BonsaiDb Performance Update: A deep-dive on file synchronization

Unfortunately, v0.5.3 of Nebari introduced a slowdown of write operations, and this post gives an overview of what happened. I also do a deep-dive on my investigation into file syncing.

1 Like

On Linux, it’s fsync(), fdatasync(), and sync_file_range().

Indeed with most datacenter-grade storage (like SSD with power loss protection), it is safe to use O_DIRECT without any sync. I suppose it is safe in a virtual machine as well.
E.g. MySQL has the O_DIRECT_NO_FSYNC option.

1 Like

Direct file IO is something I didn’t really cover, mostly because in my testing for Nebari, it doesn’t help due to the lack of alignment on most data written.

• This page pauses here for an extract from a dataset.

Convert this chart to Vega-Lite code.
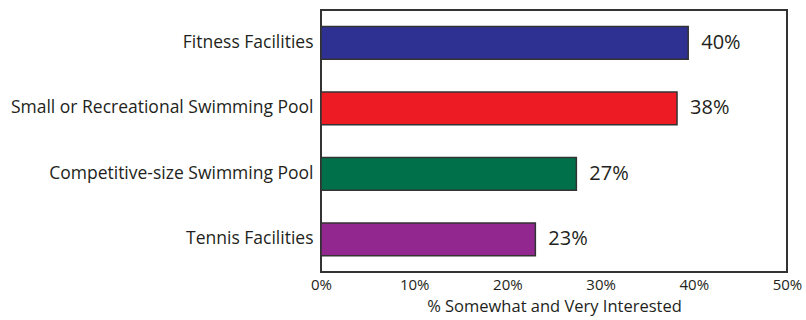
{
  "$schema": "https://vega.github.io/schema/vega-lite/v6.json",
  "width": 466,
  "height": 262,
  "autosize": "none",
  "padding": {"left": 321, "top": 10, "right": 19, "bottom": 48},
  "background": "white",
  "config": {
    "view": {"stroke": "#333333", "strokeWidth": 2},
    "font": "Open Sans"
  },
  "data": {
    "values": [
      {"category": "Fitness Facilities", "value": 0.394, "label": "40%"},
      {"category": "Small or Recreational Swimming Pool", "value": 0.382, "label": "38%"},
      {"category": "Competitive-size Swimming Pool", "value": 0.274, "label": "27%"},
      {"category": "Tennis Facilities", "value": 0.23, "label": "23%"}
    ]
  },
  "encoding": {
    "y": {
      "field": "category",
      "type": "nominal",
      "sort": null,
      "scale": {"paddingInner": 0.5, "paddingOuter": 0.25},
      "axis": {
        "title": null,
        "ticks": false,
        "domain": false,
        "labelFontSize": 17.5,
        "labelColor": "#231F20",
        "labelPadding": 8,
        "labelFont": "Open Sans",
        "labelLimit": 400
      }
    }
  },
  "layer": [
    {
      "mark": {"type": "bar", "stroke": "#333333", "strokeWidth": 1.5},
      "encoding": {
        "x": {
          "field": "value",
          "type": "quantitative",
          "scale": {"domain": [0, 0.5], "nice": false},
          "axis": {
            "format": ".0%",
            "values": [0, 0.1, 0.2, 0.3, 0.4, 0.5],
            "grid": false,
            "ticks": false,
            "domain": false,
            "labelFontSize": 15,
            "labelColor": "#231F20",
            "labelPadding": 5,
            "labelFlush": false,
            "title": "% Somewhat and Very Interested",
            "titleFontSize": 16.5,
            "titleFontWeight": "normal",
            "titleColor": "#231F20",
            "titlePadding": 6
          }
        },
        "color": {
          "field": "category",
          "type": "nominal",
          "scale": {
            "domain": ["Fitness Facilities", "Small or Recreational Swimming Pool", "Competitive-size Swimming Pool", "Tennis Facilities"],
            "range": ["#2E3192", "#ED1C24", "#00704A", "#92278F"]
          },
          "legend": null
        }
      }
    },
    {
      "mark": {"type": "text", "align": "left", "dx": 13, "fontSize": 20, "color": "#231F20", "font": "Open Sans"},
      "encoding": {
        "x": {"field": "value", "type": "quantitative"},
        "text": {"field": "label"}
      }
    }
  ]
}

Some of my earlier testing of the impact of alignment was likely flawed by testing against tmpfs, so it could be that some of the alignment that CouchStore originally had could have yielded a little better performance in some cases with direct IO.

A follow-up blog post by the founder of RavenDb talks about their experience of direct IO also offering a big benefit.

With the new format I’m exploring, direct file IO should be more impactful, and I’m hoping io_uring will also have a bigger impact than it did with my earlier (flawed) experiments.

Ultimately, I’m going to pick safe defaults for BonsaiDb. I do want to explore what options I can provide to users that are still safe in some situations that can make a big impact on hardware built for reliability.

Thank you for sharing. I hadn’t looked at MySQL closely – I’ll have to add that to my list of databases to read up on.